:: What you are asked to do ::
Which lines below hold the word "that"? Copy all of them.
:: Listed records ::
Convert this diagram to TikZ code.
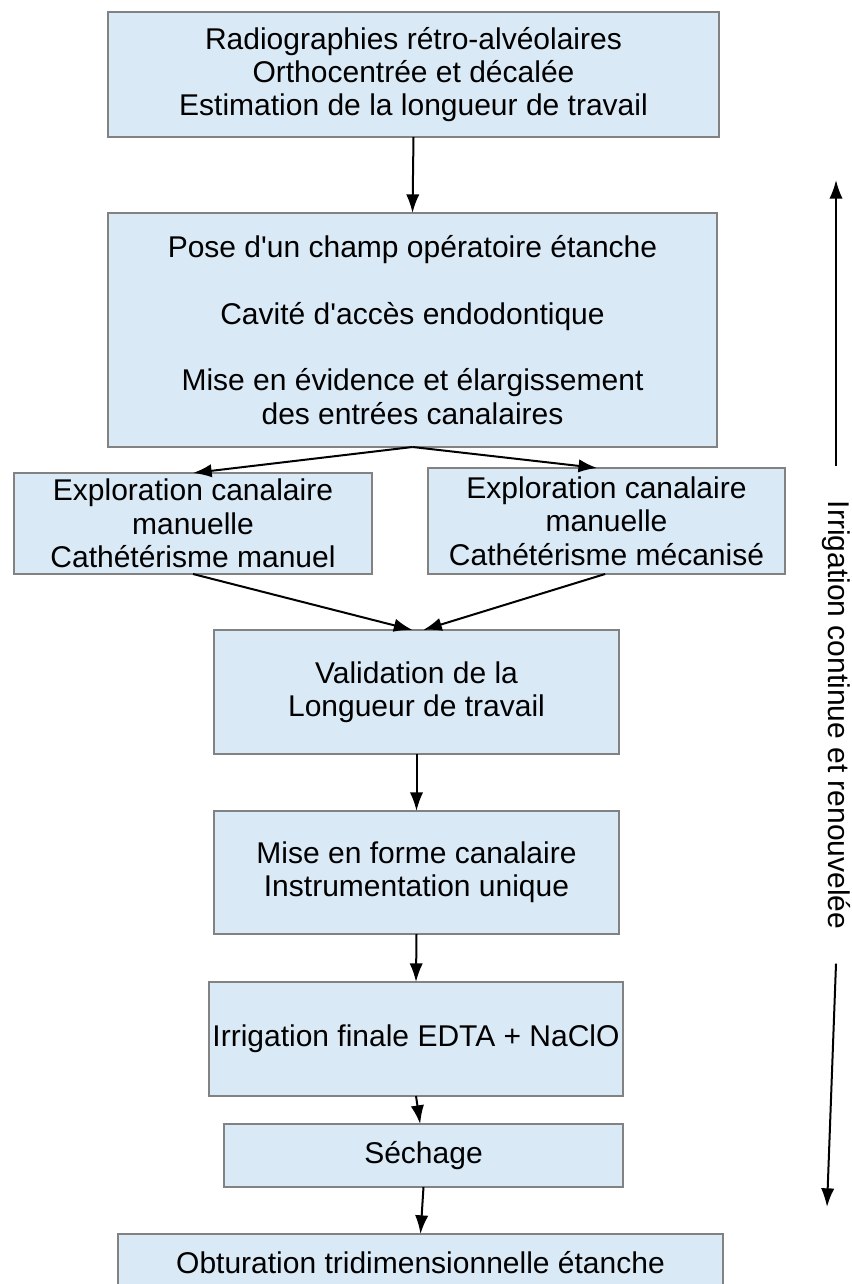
\documentclass[tikz,border=0pt]{standalone}
\usepackage{fontspec}
\setmainfont{Liberation Sans}
\usepackage{tikz}
\usetikzlibrary{arrows.meta}
\usetikzlibrary{positioning}
\definecolor{boxfill}{RGB}{218,233,246}
\definecolor{boxline}{RGB}{130,130,130}
\tikzset{
	etape/.style = {
		draw=boxline,
		fill=boxfill,
		line width=1.3pt,
		rectangle,
		inner sep=0mm,
		outer sep=0mm,
		align=center,
		font=\fontsize{22.5}{25}\selectfont
	}
}

\begin{document}
\begin{tikzpicture}[
		x=0.75pt, y=-0.75pt,
		>={Latex[length=14pt,width=10pt]},
		line width=1.5pt,
	]

	% The canvas, in pixels of the page
	\clip (0,0) rectangle (851,1284);

	% Draw the steps
	\node (radio) [etape, minimum width=458.25pt, minimum height=93.75pt] at (413.5,74.5)
		{Radiographies rétro-alvéolaires\\Orthocentrée et décalée\\Estimation de la longueur de travail};
	\node (acces) [etape, minimum width=456.75pt, minimum height=175.5pt] at (412.5,330)
		{Pose d\textquotesingle un champ opératoire étanche\\[25pt]Cavité d\textquotesingle accès endodontique\\[25pt]Mise en évidence et élargissement\\des entrées canalaires};
	\node (explman) [etape, minimum width=268.5pt, minimum height=75.75pt] at (193,523.5)
		{Exploration canalaire\\manuelle\\Cathétérisme manuel};
	\node (explmec) [etape, minimum width=267.75pt, minimum height=79.5pt] at (606.5,521)
		{Exploration canalaire\\manuelle\\Cathétérisme mécanisé};
	\node (valid) [etape, minimum width=303.75pt, minimum height=93pt] at (416.5,692)
		{Validation de la\\Longueur de travail};
	\node (forme) [etape, minimum width=303.75pt, minimum height=92.25pt] at (416.5,872.5)
		{Mise en forme canalaire\\Instrumentation unique};
	\node (irrfin) [etape, minimum width=310.5pt, minimum height=85.5pt] at (416,1039)
		{Irrigation finale EDTA + NaClO};
	\node (sechage) [etape, minimum width=299.25pt, minimum height=47.25pt] at (423.5,1155.5)
		{Séchage};
	\node (obtur) [etape, minimum width=453.75pt, minimum height=43.5pt] at (420.5,1263)
		{Obturation tridimensionnelle étanche};

	% Draw the arrows between steps
	\draw[->] (radio.south) -- (acces.north);
	\draw[->] (acces.south) -- (explman.north);
	\draw[->] (acces.south) -- ([xshift=-7pt]explmec.north);
	\draw[->] (explman.south) -- ([xshift=-3pt]valid.north);
	\draw[->] ([xshift=-1pt]explmec.south) -- ([xshift=5pt]valid.north);
	\draw[->] (valid.south) -- (forme.north);
	\draw[->] (forme.south) -- (irrfin.north);
	\draw[->] (irrfin.south) -- ([xshift=-2.5pt]sechage.north);
	\draw[->] (sechage.south) -- (obtur.north);

	% Continuous irrigation on the right side
	\coordinate (irrtop) at (836,180);
	\coordinate (irrbot) at (827,1207);
	\node (irrig) [rotate=-90, inner xsep=25pt, inner ysep=0pt,
		font=\fontsize{22.5}{25}\selectfont] at (836,715)
		{Irrigation continue et renouvelée};
	\draw[->] (irrig.west) -- (irrtop);
	\draw[->] (irrig.east) -- (irrbot);

\end{tikzpicture}
\end{document}
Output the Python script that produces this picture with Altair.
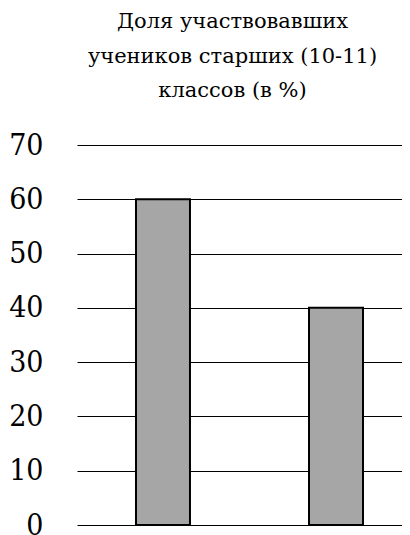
import altair as alt
import pandas as pd

categories = ["Участвовали", "Не участвовали"]
values = [60, 40]
y_ticks = [0, 10, 20, 30, 40, 50, 60, 70]
title_lines = ["Доля участвовавших", "учеников старших (10-11)", "классов (в %)"]

df = pd.DataFrame({"cat": categories, "val": values})

FONT_T = "DejaVu Serif"
FONT_L = "DejaVu Serif Condensed"

chart = (
    alt.Chart(df)
    .mark_bar(fill="#a6a6a6", stroke="black", strokeWidth=2)
    .encode(
        x=alt.X(
            "cat:N",
            sort=categories,
            axis=None,
            scale=alt.Scale(paddingInner=0.688, paddingOuter=0.2832, align=0.602),
        ),
        y=alt.Y(
            "val:Q",
            scale=alt.Scale(domain=[0, 70], nice=False),
            axis=alt.Axis(
                values=y_ticks,
                title=None,
                domain=False,
                ticks=False,
                grid=True,
                gridColor="black",
                gridWidth=1,
                gridOpacity=1,
                labelFont=FONT_L,
                labelFontSize=30,
                labelColor="black",
                labelPadding=34,
            ),
        ),
    )
    .properties(
        width=325,
        height=380,
        title=alt.TitleParams(
            text=title_lines,
            font=FONT_T,
            fontSize=21,
            fontWeight="normal",
            color="black",
            anchor="middle",
            lineHeight=34.5,
            offset=29,
            dx=-7,
        ),
        autosize=alt.AutoSizeParams(type="none"),
        padding={"left": 69, "top": 137, "right": 0, "bottom": 10},
    )
    .configure_view(stroke=None)
)

chart.save("out.html", embed_options={"renderer": "svg", "actions": False})
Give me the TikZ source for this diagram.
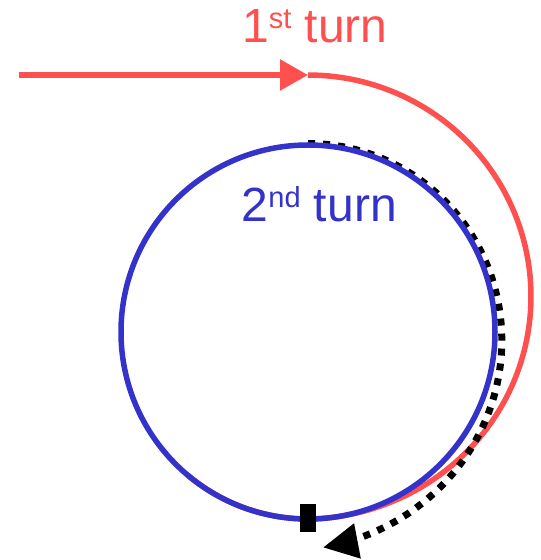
\documentclass[tikz,border=0pt]{standalone}
\usepackage{fontspec}
\setmainfont{Liberation Sans}
\usetikzlibrary{arrows.meta,positioning,calc}
\definecolor{turnred}{HTML}{FF5050}
\definecolor{turnblue}{HTML}{3333CC}
\newcommand{\ordsup}[1]{\raisebox{0.3em}{\fontsize{29}{31}\selectfont #1}}
\tikzset{
  turn/first/.style={draw=turnred, line width=5.5pt},
  turn/second/.style={draw=turnblue, line width=5.5pt},
  turn/arr/.style={-{Triangle[length=28pt,width=30pt]}},
  turn/next/.style={draw=black, line width=7pt, dash pattern=on 7pt off 8pt, -{Triangle[length=35pt,width=34pt]}},
  turn/label/.style={anchor=base west, inner sep=0pt, font=\fontsize{48}{54}\selectfont},
  turn/mark/.style={fill=black, inner sep=0pt, minimum width=16pt, minimum height=28pt}
}

\begin{document}
\begin{tikzpicture}[x=1pt,y=1pt]
  \useasboundingbox (0,0) rectangle (541,560);
  \coordinate (centre) at (308,228);
  \coordinate (entry) at (19,485);
  \coordinate (top) at ($(centre)+(90:257)$);

  % first turn, spiralling in onto the circle
  \draw[turn/first, turn/arr] (entry) -- (top);
  \draw[turn/first, shift={(centre)}] plot[domain=90:-84, samples=120] (\x:{187+35*(1+cos((90-\x)/174*180))})
    arc[start angle=-84, end angle=-130, radius=187pt];

  % where the next turn goes
  \draw[turn/next, shift={(centre)}] plot[domain=90:-86, samples=120] (\x:{188.5+27.5*((90-\x)/176)^2*sqrt((90-\x)/176)});

  % second turn
  \draw[turn/second] (centre) circle[radius=187pt];
  \node[turn/mark] (start) at ($(centre)+(-90:186)$) {};

  \node[turn/label, text=turnred] (first) at (242,517) {1\ordsup{st} turn};
  \node[turn/label, text=turnblue] (second) at (241.5,338) {2\ordsup{nd} turn};
\end{tikzpicture}
\end{document}
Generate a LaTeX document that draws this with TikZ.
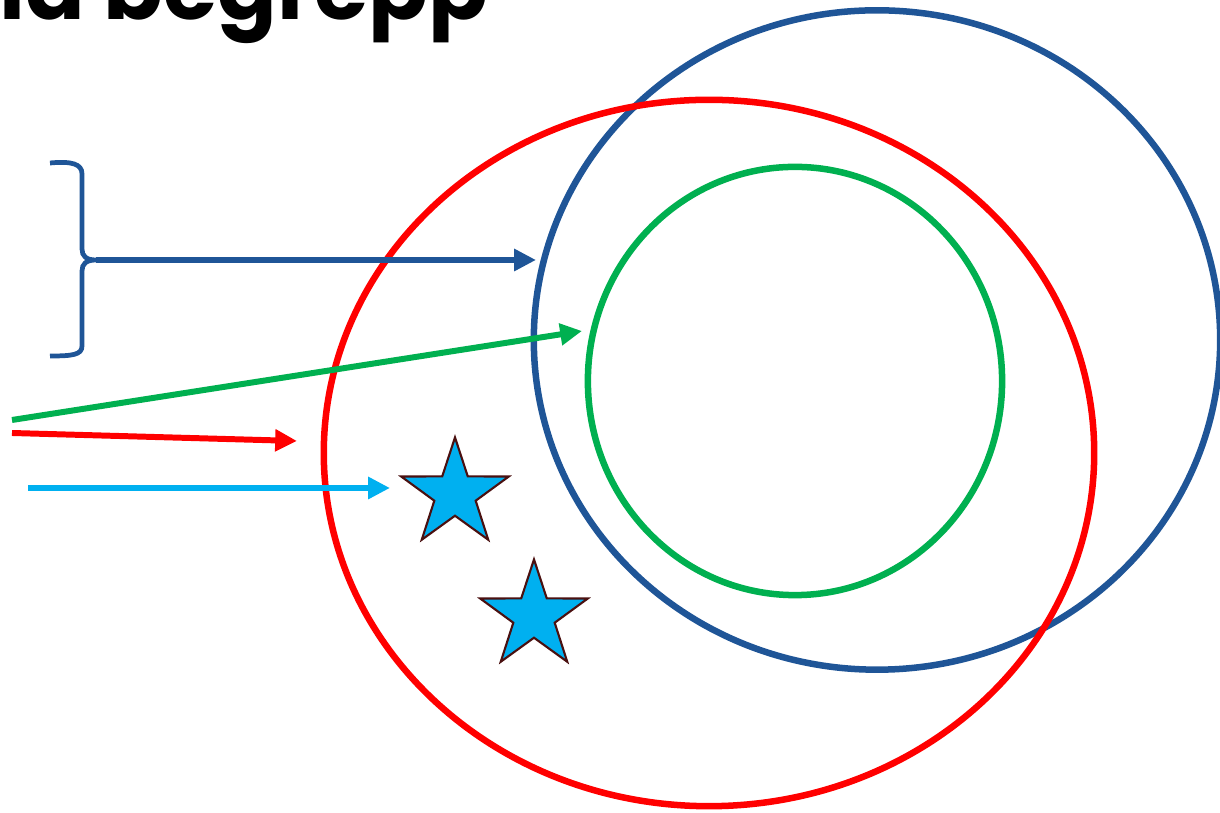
\documentclass[tikz,border=0pt]{standalone}
\usepackage{fontspec}
\setmainfont{Liberation Sans}
\newfontfamily\titlefont{Poppins}
\usetikzlibrary{shapes.geometric, arrows.meta, positioning}
\definecolor{begrblue}{HTML}{1F5597}
\definecolor{begrred}{HTML}{FF0000}
\definecolor{begrgreen}{HTML}{00B050}
\definecolor{begrcyan}{HTML}{00B0F0}
\definecolor{begrbrown}{HTML}{4A1010}

\begin{document}
\begin{tikzpicture}[
    x=0.01cm, y=-0.01cm,
    ring/.style={ellipse, draw, line width=1.85pt, inner sep=0pt},
    pointer/.style={-{Triangle[length=6.2pt, width=6pt]}, line width=1.7pt},
    starmark/.style={
      star, star points=5, star point ratio=2.6, minimum size=1.13cm,
      inner sep=0pt, draw=begrbrown, fill=begrcyan, line width=0.6pt
    },
  ]
  \clip (0,0) rectangle (1220,813);

  % title, cut at the top edge
  \node[anchor=base east, inner sep=0pt, font=\titlefont\bfseries\fontsize{25}{30}\selectfont]
    (title) at (489,20) {Centrala begrepp};

  % the three sets
  \node[ring, draw=begrblue, minimum width=6.86cm, minimum height=6.59cm] (blueset) at (877,340) {};
  \node[ring, draw=begrred, minimum width=7.70cm, minimum height=7.06cm] (redset) at (709,453) {};
  \node[ring, draw=begrgreen, minimum width=4.14cm, minimum height=4.28cm] (greenset) at (795,381) {};

  % elements
  \node[starmark] (star1) at (455,494) {};
  \node[starmark] (star2) at (534,616) {};

  % brace
  \coordinate (bracetop) at (50,163);
  \coordinate (bracetip) at (96,260);
  \coordinate (bracebot) at (50,356);
  \draw[begrblue, line width=1.35pt]
    (bracetop) .. controls (72,161) and (82,164) .. (82,174) -- (82,249)
    .. controls (82,256) and (86,260) .. (bracetip)
    .. controls (86,260) and (82,264) .. (82,271) -- (82,346)
    .. controls (82,355) and (72,356) .. (bracebot);

  % arrows
  \coordinate (bluehit) at (536,260);
  \coordinate (greenfrom) at (12,420);
  \coordinate (greenhit) at (582,331);
  \coordinate (redfrom) at (12,433);
  \coordinate (redhit) at (297,441);
  \coordinate (cyanfrom) at (28,488);
  \coordinate (cyanhit) at (390,488);

  \draw[pointer, begrblue] (bracetip) -- (bluehit);
  \draw[pointer, begrgreen] (greenfrom) -- (greenhit);
  \draw[pointer, begrred] (redfrom) -- (redhit);
  \draw[pointer, begrcyan] (cyanfrom) -- (cyanhit);
\end{tikzpicture}
\end{document}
:::
:: Task output ::
Output the Python script that produces this picture with Altair.
Generate a LaTeX document that draws this with TikZ.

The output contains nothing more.